FRUIT BATTER PUDDING
Take one cup of flour, half a teaspoonful of salt, and one-half teaspoonful baking-powder, sifted well, half a cupful of sugar, and stir to a smooth batter with half cup of milk. Add one tablespoonful of melted butter, and two eggs, beaten light, then pour into a buttered pudding dish over two cupfuls of fresh fruit, either berries, sliced apples, bananas or peaches, and bake slowly half an hour. Serve immediately with hot pudding sauce, flavored with nutmeg.
SPONGE CAKE
Beat very light the yolks of three eggs, add one cup of sugar, half a cup of cold water, one and one-half cups of flour sifted several times with two scant teaspoonfuls of baking powder, flavor with half a teaspoonful of lemon extract, and lastly fold in the stiff whites. Bake in a sheet from thirty to forty minutes.
CHARLOTTE RUSSE
Cut sponge cake into narrow strips, or use lady fingers, to line a glass bowl or individual glass cups as preferred. Fill center with whipped cream, for which directions are given elsewhere, and garnish top with Maraschino cherries. Prepare at the last moment before dinner, as the cake is apt to become soaked if left standing long.
MARSHMALLOW CREAM
Whip thick half a pint of cream, add two tablespoonfuls of confectioner's sugar, one white of egg, beaten stiff, one-quarter of a pound of marsh-mallows cut in small pieces, two tablespoonfuls of chopped nuts, and half a teaspoonful of vanilla. Mix up lightly, and pile on the split halves of little cakes baked in heart-shaped pans. Place a Maraschino cherry in the center of each, pierce with a candy arrow, and pour a thickened cherry syrup around for a sauce. This dessert might also be called Bleeding Hearts.
APPLE DUMPLINGS
Sift two cups of flour with two teaspoonfuls of baking powder and half a teaspoonful of salt, work into it two tablespoonfuls of lard until "mealy," add one cup of milk, and stir with a fork as little as possible to make a smooth dough. Turn out on a floured board, roll out thin, cut in squares, place in the center of each half of a sour apple, sprinkle with a little sugar and ground cinnamon, cover with the dough, place in a pie pan and bake slowly half an hour. Serve with cream and sugar or hot sauce as preferred.
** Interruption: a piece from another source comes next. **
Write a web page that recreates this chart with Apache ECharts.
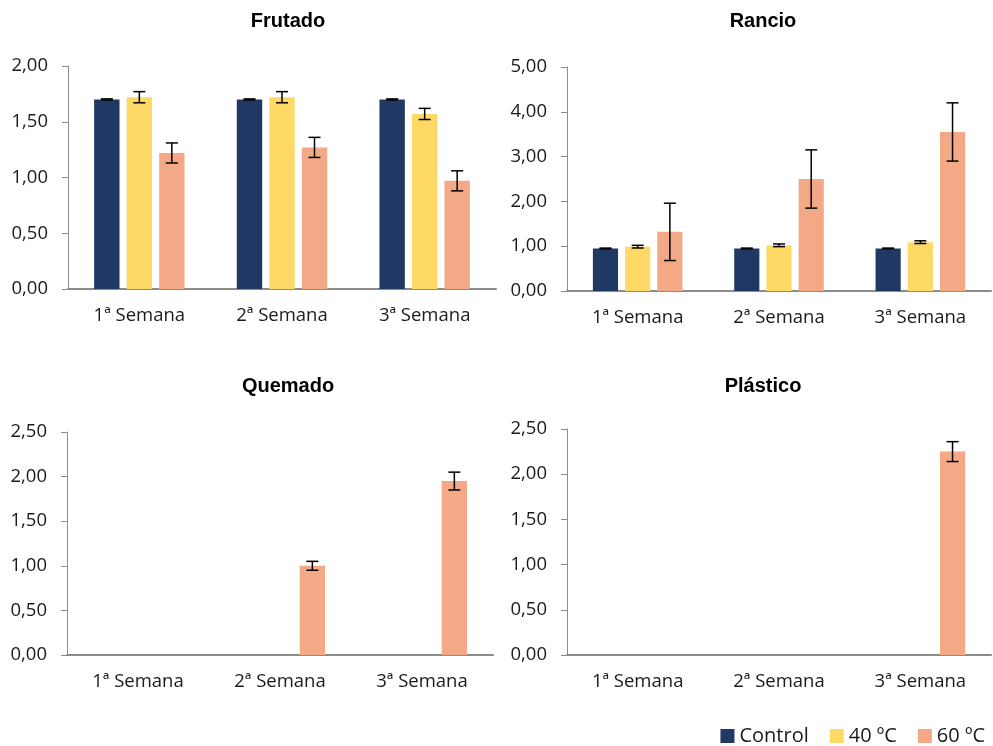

STRAWBERRY SHORTCAKE INDIVIDUAL
Make crust as directed for apple dumplings, turn on to a floured board, cut out with a biscuit cutter and bake twenty minutes in a hot oven. On removing, break each biscuit in half, butter, place the lower piece in a saucer, cover with sweetened crushed berries, put on the top half, and pour the crushed berries over all. Or, if preferred for a nice company dessert, drop a big spoonful of whipped cream on top of each biscuit, and stick a fine whole berry in the center.
PRUNE WHIP
Soak half a pound of prunes over night, then stew half an hour and sweeten with half a cupful of sugar. When cool, cut in small pieces or put through the colander, and stir in to the stiffly beaten whites of five eggs, with half a cupful of granulated sugar. Pour into a buttered pudding dish, bake half an hour in a slow oven, and serve at once, before it begins to go down, with thick cream.
LEMON PIE
Make paste as directed before, line a deep pie pan, prick the bottom to keep from blistering, and bake in a hot oven about ten minutes. Remove and fill immediately with the following preparations:
Mix three tablespoonfuls of cornstarch with one cup of sugar, add two-thirds of a cup of boiling water, and one teaspoonful of butter, and cook five minutes, stirring all the time. Then pour on to the beaten yolks of two eggs, flavor with the strained juice and grated rind of one lemon, and fill the shell. Bake until the crust is brown, then cover with the meringue, and set back long enough to color lightly.
MERINGUE
Beat two whites very stiff, stir in slowly half a cupful of powdered sugar, and spread on with a knife or apply through a pastry tube. It will take some time to stir in the sugar slowly enough, but it must be well mixed, then baked until a delicate brown.
APPLE PIE
Line a pie tin with the crust, fill with sliced sour apples, sprinkle thickly with sugar, flavor with nutmeg, cover with the crust, making an opening in the center to emit the steam, press closely together and trim around the edge, and bake in a moderate oven about three-quarters of an hour.